Saturday 8 October 2011

Great and Imperfect

When a person dies, his good works are magnified - this is what came to my mind on Steve Jobs' passing off.

I am no computer geek, or whiz. I think iPhone is an ingenuis invention. I marvel at the competition Macintosh posed at Windows although I am no Apple user. Overall, I think my life would not change much, apart from my obsession with net-surfing on the iPhone, without Jobs.

The first time I came to know Steve Jobs was probably a few months ago when I read on Share, a Malaysia-based facebook link, about his three stories on how they turn his life about: how his drop-out from Reed College created milestones at different points of his life, how he was sacked from Apple and eventually returned to and reinvented Apple, and how he was that close to death.

Strangely, most of the essence of those stories were lost on me. Instead, I remembered the part where he sort of digressed to talk about how he decided to return to ask his girlfriend-to-be-turned-wife for a date instead of attending an important event because he asked himself what he would do if his life were to end that very night.

I just thought that this man had some great quotes, and he was someone who got perspectives of life right - the essence of life is death, that we should live every day as if our life would end that very night. It is not easy. It is too easy to take life for granted. Even though I knew this line since my teenage years - thanks to the wisdom of Pastor Kong, I still don't live by it most of the time.

This morning, I was browsing through The New Paper and under a condensation of Steve Jobs' belief speech, there was a grey section of '10 Unusual Things About Jobs'.

In it, it mentioned that Jobs came from a Muslim parentage, denied parentage on his first child, resulting in the single mother raising the kid on welfare cheques, didn't give money to charity, lied to his co-founder Wozniak by giving him 7 percent of the paycheck instead of the agreed 50 percent.

Why don't they just call him a scrooge? For the billions that he was worth, he didn't even ever make a comment on his thoughts about charity - probably because the less fortunate never even crossed his mind.

Why don't they label him a bastard? For a man to claim sterility to disown a child he fathered, what kind of a man is that?

Why don't they say it like it is and say he was a cheat? Cheating your co-founder is unforgiveable.

Even his being a pescetarian (vegetarian who eats fish) seems pretentious to me, unless it was out of health reasons.

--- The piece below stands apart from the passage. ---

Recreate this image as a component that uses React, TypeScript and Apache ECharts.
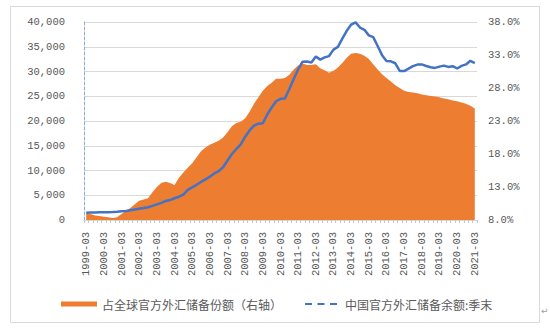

Instead, they were labelled under 'UNUSUAL'.

Of course, who am I to criticise a GREAT man like Jobs? I am practically, virtually a nobody and here I am, pointing out all his imperfections when he is indeed just a human being.

For all the Facebook posts and online mourning of the loss of a great man, I just thought that his was a typical case of good works magnified and 'unusual' deeds go unnoticed.

But I thought the new Apple icon with a incorporation of Jobs' silhuoette is very cool. The 19-year-old designer boy is Jonathan Mak, a Hong Konger.